The one that had fallen out was an angel called Astara. It said, "You deserve the best! Reach for the stars with your dreams and desires, and don't compromise." It went on to say such things as "It isn't selfish to desire a better life" and "We have noticed a reluctance on your part to ask for help". The latter comment freaked me out a bit as one of my biggest flaws is not asking for help and then I'm stuck in a rut for eternity. Everything else that was said rang true to me like the fact I don't feel like I deserve good things and it made me feel hopeful that things might get better. I'm not sure how I feel about believing in angels but if they're telling me they can make things better if I just ask then I'm going to give them a chance.
I'll be the one talking to myself/the angels in the street.
The other angel card said I "have a burning desire to make the world a better place." I was trying not to get emotional - I often find myself in tears about how horrible the world we live in is but never really know what I can do about it apart from bopping people on the head for being narrow-minded.
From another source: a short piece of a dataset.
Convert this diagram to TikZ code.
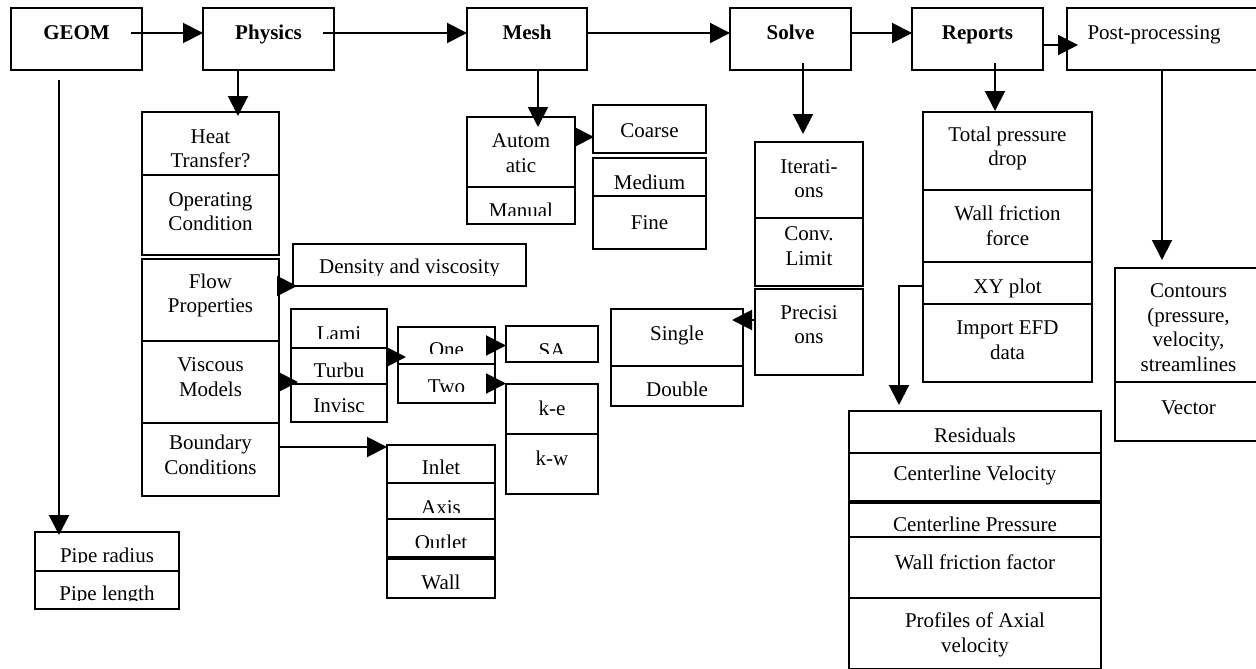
\documentclass[tikz,border=0pt]{standalone}
\usepackage{fontspec}
\setmainfont{Liberation Serif}
\usetikzlibrary{arrows.meta,calc}
\tikzset{
  cellst/.style={draw, line width=2pt, inner sep=0pt, outer sep=0pt},
  txtm/.style={font=\fontsize{21}{24.5}\selectfont, align=center, inner sep=0pt},
  txt/.style={font=\fontsize{21}{24.5}\selectfont, inner sep=0pt, text height=14.5pt, text depth=4.5pt},
  txtb/.style={font=\fontsize{21}{24.5}\selectfont\bfseries, inner sep=0pt, text height=14.5pt, text depth=4.5pt},
  arr/.style={line width=2pt, -{Triangle[length=20pt,width=20pt]}},
}
% style, name, x1, y1, x2, y2, text y, text
\newcommand\cellbox[8]{%
  \node[cellst, minimum width={#5-#3}, minimum height={#6-#4}] (#2) at ({(#3+#5)/2},{(#4+#6)/2}) {};
  \node[#1] (#2t) at ({(#3+#5)/2},#7) {#8};}
% style, name, x1, y1, x2, y2, text y, cut y, text
\newcommand\cellclip[9]{%
  \node[cellst, minimum width={#5-#3}, minimum height={#6-#4}] (#2) at ({(#3+#5)/2},{(#4+#6)/2}) {};
  \begin{scope}
    \clip (#3,#4) rectangle (#5,#8);
    \node[#1] (#2t) at ({(#3+#5)/2},#7) {#9};
  \end{scope}}
\begin{document}
\begin{tikzpicture}[x=1pt,y=-1pt]
\fill[white] (0,0) rectangle (1256,669);
\useasboundingbox (0,0) rectangle (1256,669);

% top row
\cellbox{txtb}{geom}{11}{8}{142}{70}{35}{GEOM}
\cellbox{txtb}{physics}{203}{8}{334}{70}{35}{Physics}
\cellbox{txtb}{mesh}{467}{8}{587}{70}{35}{Mesh}
\cellbox{txtb}{solve}{730}{8}{851}{70}{35}{Solve}
\cellbox{txtb}{reports}{912}{8}{1043}{70}{35}{Reports}
\node[cellst, minimum width=195, minimum height=62] (post) at (1164.5,39) {};
\node[txt] (postt) at (1154,35) {Post-processing};

% GEOM
\cellclip{txt}{pipe1}{35}{532}{179}{571}{557}{562}{Pipe radius}
\cellclip{txt}{pipe2}{35}{571}{179}{609}{595}{600}{Pipe length}

% Physics
\cellclip{txtm}{heat}{142}{112}{279}{175}{149}{166}{Heat\\Transfer?}
\cellbox{txtm}{oper}{142}{175}{279}{255}{211.5}{Operating\\Condition}
\cellbox{txtm}{flow}{142}{259}{279}{341}{295.5}{Flow\\Properties}
\cellbox{txtm}{visc}{142}{341}{279}{423}{377}{Viscous\\Models}
\cellbox{txtm}{bound}{142}{423}{279}{496}{455}{Boundary\\Conditions}
\cellclip{txt}{density}{293}{244}{526}{286}{268}{275}{Density and viscosity}
\cellclip{txt}{lami}{291}{309}{387}{348}{335}{338}{Lami}
\cellclip{txt}{turbu}{291}{348}{387}{384}{372}{377}{Turbu}
\cellbox{txt}{invisc}{291}{384}{387}{422}{407}{Invisc}
\cellclip{txt}{one}{398}{327}{495}{364}{351}{353}{One}
\cellclip{txt}{two}{398}{364}{495}{403}{388}{391}{Two}
\cellclip{txt}{sa}{506}{326}{598}{362}{352}{353}{SA}
\cellbox{txt}{ke}{506}{384}{598}{434}{410}{k-e}
\cellbox{txt}{kw}{506}{434}{598}{494}{460}{k-w}
\cellclip{txt}{inlet}{387}{445}{495}{483}{469}{473}{Inlet}
\cellclip{txt}{axis}{387}{483}{495}{519}{509}{512}{Axis}
\cellclip{txt}{outlet}{387}{519}{495}{557}{544}{547}{Outlet}
\cellclip{txt}{wall}{387}{559}{495}{598}{584}{588}{Wall}

% Mesh
\cellbox{txtm}{auto}{467}{117}{575}{187}{153}{Autom\\atic}
\cellclip{txt}{manual}{467}{187}{575}{224}{212}{215}{Manual}
\cellbox{txt}{coarse}{593}{105}{706}{153}{132}{Coarse}
\cellbox{txt}{medium}{593}{158}{706}{196}{184}{Medium}
\cellbox{txt}{fine}{593}{196}{706}{249}{224}{Fine}

% Solve
\cellbox{txtm}{iter}{755}{142}{863}{218}{178.5}{Iterati-\\ons}
\cellbox{txtm}{conv}{755}{218}{863}{286}{246}{Conv.\\Limit}
\cellbox{txtm}{precis}{755}{289}{863}{375}{324.5}{Precisi\\ons}
\cellbox{txt}{single}{611}{309}{743}{366}{335}{Single}
\cellbox{txt}{double}{611}{366}{743}{406}{391}{Double}

% Reports
\cellbox{txtm}{total}{923}{112}{1092}{190}{148.5}{Total pressure\\drop}
\cellbox{txtm}{wallf}{923}{190}{1092}{262}{225.5}{Wall friction\\force}
\cellbox{txt}{xy}{923}{262}{1092}{304}{288}{XY plot}
\cellbox{txtm}{import}{923}{304}{1092}{382}{340}{Import EFD\\data}
\cellbox{txt}{resid}{849}{411}{1101}{453}{437}{Residuals}
\cellbox{txt}{cvel}{849}{453}{1101}{501}{475}{Centerline Velocity}
\cellclip{txt}{cpres}{849}{503}{1101}{537}{526}{533}{Centerline Pressure}
\cellbox{txt}{wff}{849}{537}{1101}{598}{564}{Wall friction factor}
\cellbox{txtm}{prof}{849}{598}{1101}{669}{635}{Profiles of Axial\\velocity}

% Post-processing
\cellbox{txtm}{cont}{1115}{268}{1262}{382}{327.5}{Contours\\(pressure,\\velocity,\\streamlines}
\cellbox{txt}{vector}{1115}{382}{1262}{441}{409}{Vector}

% main flow arrows
\draw[arr] ($(geom.east |- geomt)+(-11,-2)$) -- ($(physics.west |- geomt)+(0,-2)$);
\draw[arr] ($(physics.east |- physicst)+(-11,-2)$) -- ($(mesh.west |- physicst)+(0,-2)$);
\draw[arr] ($(mesh.east |- mesht)+(0,-2)$) -- ($(solve.west |- mesht)+(0,-2)$);
\draw[arr] ($(solve.east |- solvet)+(0,-2)$) -- ($(reports.west |- solvet)+(0,-2)$);
\draw[arr] ($(reports.east)+(0,6)$) -- ($(post.west)+(11,6)$);

% vertical arrows
\coordinate (g0) at ($(geom.south)+(-17.5,10)$);
\draw[arr] (g0) -- ($(g0 |- pipe1.north)+(0,3)$);
\coordinate (p0) at ($(physics.south)+(-30.5,0)$);
\draw[arr] (p0) -- ($(p0 |- heat.north)+(0,4)$);
\coordinate (m0) at ($(mesh.south)+(11,0)$);
\draw[arr] (m0) -- ($(m0 |- auto.north)+(0,10)$);
\coordinate (s0) at ($(solve.south)+(12.5,-7)$);
\draw[arr] (s0) -- ($(s0 |- iter.north)+(0,-8)$);
\coordinate (r0) at ($(reports.south)+(17.5,-7)$);
\draw[arr] (r0) -- ($(r0 |- total.north)+(0,-1)$);
\coordinate (q0) at ($(post.south)+(-2.5,0)$);
\draw[arr] (q0) -- ($(q0 |- cont.north)+(0,-8)$);
\draw[arr] ($(xy.west)+(0,3)$) -| ($(resid.north west)+(50,-6)$);

% short side arrows
\coordinate (a0) at ($(auto.east)+(0,-15)$);
\draw[arr] (a0) -- ($(a0 -| coarse.west)+(1,0)$);
\coordinate (f0) at ($(flow.east)+(0,-14)$);
\draw[arr] (f0) -- ($(f0 -| density.west)+(4,0)$);
\draw[arr] (visc.east) -- ($(visc.east -| lami.west)+(7,0)$);
\coordinate (t0) at ($(turbu.east)+(0,-9)$);
\draw[arr] (t0) -- ($(t0 -| one.west)+(8,0)$);
\coordinate (o0) at ($(one.east)+(-9,0)$);
\draw[arr] (o0) -- (o0 -| sa.west);
\coordinate (w0) at ($(two.east)+(-9,0)$);
\draw[arr] (w0) -- (w0 -| ke.west);
\coordinate (b0) at ($(bound.east)+(0,-12.5)$);
\draw[arr] (b0) -- (b0 -| inlet.west);
\coordinate (c0) at ($(precis.west)+(0,-12)$);
\draw[arr] (c0) -- ($(c0 -| single.east)+(-11,0)$);
\end{tikzpicture}
\end{document}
On Monday I'd been looking into volunteering in Haiti with no luck. When the angel card went on to say, "Right now, your life's mission is expanding so that you can reach even more people" I decided to look into it again. My friend Emma had written something on her Facebook wall saying her work had been one of the first on the scene so I went to their website to see if they were looking for people to help. It directed me to their US website but they need people with medical or disaster experience. The biggest disaster I've experienced is there being no milk in the fridge on my 16th birthday. My mum suggested that maybe it means reaching people through writing. But who even reads what I write? And what do I really say of any worth?
I am aware that it is slightly ridiculous to take to heart something written on a bit of paper that's been picked at random but when you are lost and don't know where to turn what else is there to do?
I apologise for the moroseness of this post. I'm just feeling particularly anxious and I don't think having limited access to the internet is helping. This is completely my fault for deciding to stay at my grandma's rather than my mum's. I thought fewer distractions (i.e. Facebook and Hello!) would be helpful. I don't know whether you've experienced it but there is always something I forget to do when I only have a certain amount of time on the internet or there's not enough time to do things properly.
I really have no idea what I'm going to do with my life or even what I'm doing right now. I wish I knew what I was good at; sometimes I wonder if I'm actually good at anything. I really wish someone would commit me to a mental asylum. That's somewhere I definitely belong.